U.S. crude for October delivery rose by 91 cents to $85.33 a barrel and European benchmark Brent traded up 80 cents at $109.20 by 1:52 p.m. in New York.
Rising U.S. equities markets helped lift crude prices. The SP 500 index gained 2.4 percent ahead of a widely anticipated speech by Fed Chairman Ben Bernanke at a central bankers’ meeting Friday in Jackson Hole, Wyoming.
Some investors expect Bernanke to signal more Fed quantitative easing measures ahead to stimulate a sluggish U.S. economy.
“This is a rally driven on hopes of Bernanke saying something about more stimulus,” said Bill O’Grady of Confluence Investment Management in St. Louis.
“In Libya, rebels are in an urban warfare situation and Gaddafi hasn’t fallen, increasing the risk of oil disruptions and a lengthy period before production can resume.”
In top African oil producer Nigeria, Royal Dutch Shell declared a force majeure on Tuesday for exports of Bonny Light crude through October, following a hacksaw attack on a pipeline.

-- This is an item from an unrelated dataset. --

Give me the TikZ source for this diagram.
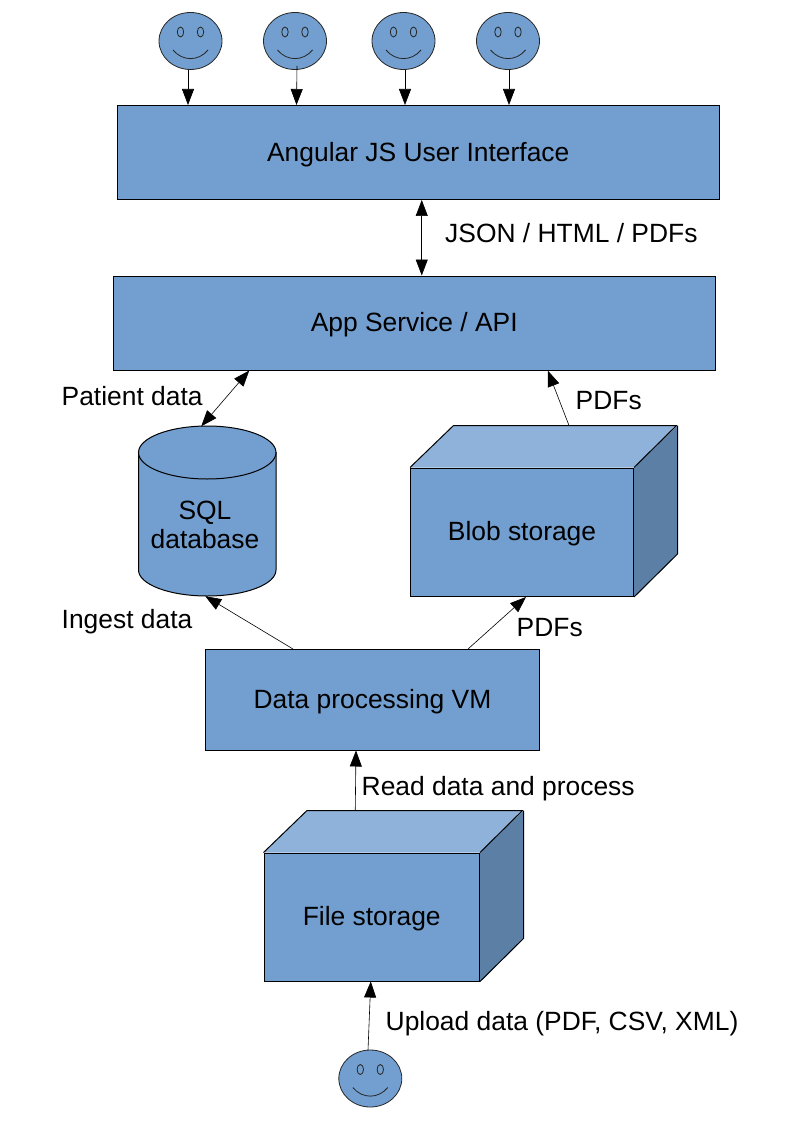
\documentclass[tikz,border=0pt]{standalone}
\usepackage{fontspec}
\setmainfont{Liberation Sans}
\usetikzlibrary{arrows.meta,calc,shapes.geometric}
\definecolor{boxblue}{HTML}{729FCF}
\definecolor{boxlight}{HTML}{8EB2DA}
\definecolor{boxdark}{HTML}{5C7FA6}
\newcommand{\boxtext}[1]{\raisebox{-8.7pt}[0pt][0pt]{#1}}
\tikzset{
  boxnode/.style={draw=black,fill=boxblue,line width=1pt,inner sep=0pt,font=\fontsize{26.4}{29}\selectfont,align=center},
  facenode/.style={ellipse,draw=black!85,fill=boxblue,line width=0.8pt,inner sep=0pt,minimum width=63pt,minimum height=57pt},
  facepart/.style={draw=black!85,line width=0.8pt},
  shapeline/.style={draw=black,line width=1pt},
  holder/.style={inner sep=0pt,font=\fontsize{26.4}{29}\selectfont,align=center},
  lbl/.style={inner sep=0pt,anchor=base west,font=\fontsize{26.4}{29}\selectfont},
  one/.style={-{Triangle[width=12pt,length=16pt]},line width=0.6pt},
  two/.style={{Triangle[width=12pt,length=16pt]}-{Triangle[width=12pt,length=16pt]},line width=0.6pt},
}
\newcommand{\smiley}[2]{%
  \node[facenode] (#1) at (#2) {};
  \draw[facepart] ($(#1.center)+(-10,-9)$) ellipse (3.2 and 5);
  \draw[facepart] ($(#1.center)+(10,-9)$) ellipse (3.2 and 5);
  \draw[facepart] ($(#1.center)+(-17.5,9)$) .. controls ($(#1.center)+(-8,20.5)$) and ($(#1.center)+(8,20.5)$) .. ($(#1.center)+(17.5,9)$);
}
\newcommand{\cuboid}[5]{%
  % name, centre, width, height, text
  \node[boxnode,minimum width=#3pt,minimum height=#4pt] (#1) at (#2) {\boxtext{#5}};
  \fill[boxlight] (#1.north west) -- ++(43.5,-42) -- ++(#3,0) -- (#1.north east) -- cycle;
  \fill[boxdark] (#1.north east) -- ++(43.5,-42) -- ++(0,#4) -- (#1.south east) -- cycle;
  \draw[shapeline,line join=round] (#1.north west) -- ++(43.5,-42) -- ++(#3,0) -- (#1.north east) (#1.north east) ++(43.5,-42) -- ++(0,#4) -- (#1.south east);
}
\begin{document}
\begin{tikzpicture}[x=1pt,y=-1pt]
\useasboundingbox (0,0) rectangle (794,1123);

\node[boxnode,minimum width=602.5pt,minimum height=94pt] (ui) at (418.25,152.5) {\boxtext{Angular JS User Interface}};
\node[boxnode,minimum width=602.5pt,minimum height=94pt] (app) at (414.25,323) {\boxtext{App Service / API}};
\node[boxnode,minimum width=334pt,minimum height=100.5pt] (vm) at (372.5,699.75) {\boxtext{Data processing VM}};

\smiley{f1}{190.5,41}
\smiley{f2}{295,41}
\smiley{f3}{403.5,41}
\smiley{f4}{508,41}
\smiley{f5}{370.3,1078.5}

% SQL database
\filldraw[shapeline,fill=boxblue] (138.5,452.5) -- (138.5,570) arc[start angle=180,end angle=0,x radius=68.75,y radius=26] -- (276,452.5) -- cycle;
\filldraw[shapeline,fill=boxblue] (207.25,452.5) ellipse (68.75 and 26.5);
\node[holder,minimum width=137.5pt,minimum height=170pt] (sql) at (207.25,511) {};
\node[holder] (sqltext) at (205,525) {SQL\\database};

\cuboid{blob}{522,532.25}{223}{128.5}{Blob storage}
\cuboid{file}{371.75,917}{215.5}{128}{File storage}

% connectors
\draw[one] ([xshift=-2.5]f1.south) -- ([xshift=-2.5]f1.south |- ui.north);
\draw[one] ([xshift=2,yshift=4]f2.south) -- ([xshift=1.5]f2.south |- ui.north);
\draw[one] ([xshift=1.5]f3.south) -- ([xshift=1.5]f3.south |- ui.north);
\draw[one] ([xshift=1]f4.south) -- ([xshift=1]f4.south |- ui.north);
\draw[two] ([xshift=3.5]ui.south) -- ([xshift=7.5]app.north);
\draw[two] ([xshift=-165]app.south) -- ([xshift=-6,yshift=-.5]sql.north);
\draw[one] ([xshift=47,yshift=42]blob.north) -- ([xshift=133.5]app.south);
\draw[one] ([xshift=-79.5]vm.north) -- ([xshift=-2]sql.south);
\draw[one] ([xshift=95.5]vm.north) -- ([xshift=4]blob.south);
\draw[one] ([xshift=-16.5,yshift=42]file.north) -- ([xshift=-16.5]vm.south);
\draw[one] ([xshift=-2.3,yshift=-.5]f5.north) -- ([xshift=-1]file.south);

% labels
\node[lbl] (l1) at (445,242.5) {JSON / HTML / PDFs};
\node[lbl] (l2) at (61.5,405) {Patient data};
\node[lbl] (l3) at (575.5,409) {PDFs};
\node[lbl] (l4) at (61.5,628) {Ingest data};
\node[lbl] (l5) at (516.5,636) {PDFs};
\node[lbl] (l6) at (361.5,795) {Read data and process};
\node[lbl] (l7) at (385.5,1030) {Upload data (PDF, CSV, XML)};
\end{tikzpicture}
\end{document}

Trade sources said the entire Bonny Light program of around 200,000 barrels per day in exports has been withdrawn.
Crude rose starting early on Tuesday, following manufacturing data from China and Germany that was less gloomy than some economists had expected.
The data helped to boost the euro against the U.S. dollar, which slid 0.2 percent against a basket of foreign currencies. A weaker dollar can boost oil prices by making crude cheaper for foreign currency holders.
Weaker U.S. home sales data in July did nothing to curb a stock market rally, as some investors read the data as justification for more Fed stimulus.
Rebels gained control over large portions of Libyan capital Tripoli, but some forces remaining loyal to the Muammar Gaddafi regime fought back in street battles.
Rebels said they had gained control of a key Libyan oil export terminal, Ras Lanuf, and found it in tact with no damages. But analysts have said they do not expect Libyan crude exports to rebound any time soon following months of disruptions and civil war.
“Oil wells are not like faucets you can just turn back on. Libyan exports will take a long time to recover,” said O’Grady.
Brent’s premium to U.S. crude fell below $23 a barrel earlier on Tuesday, before expanding again to around $23.70 a barrel.
The spread has narrowed after reaching a record high $26.69 on Friday.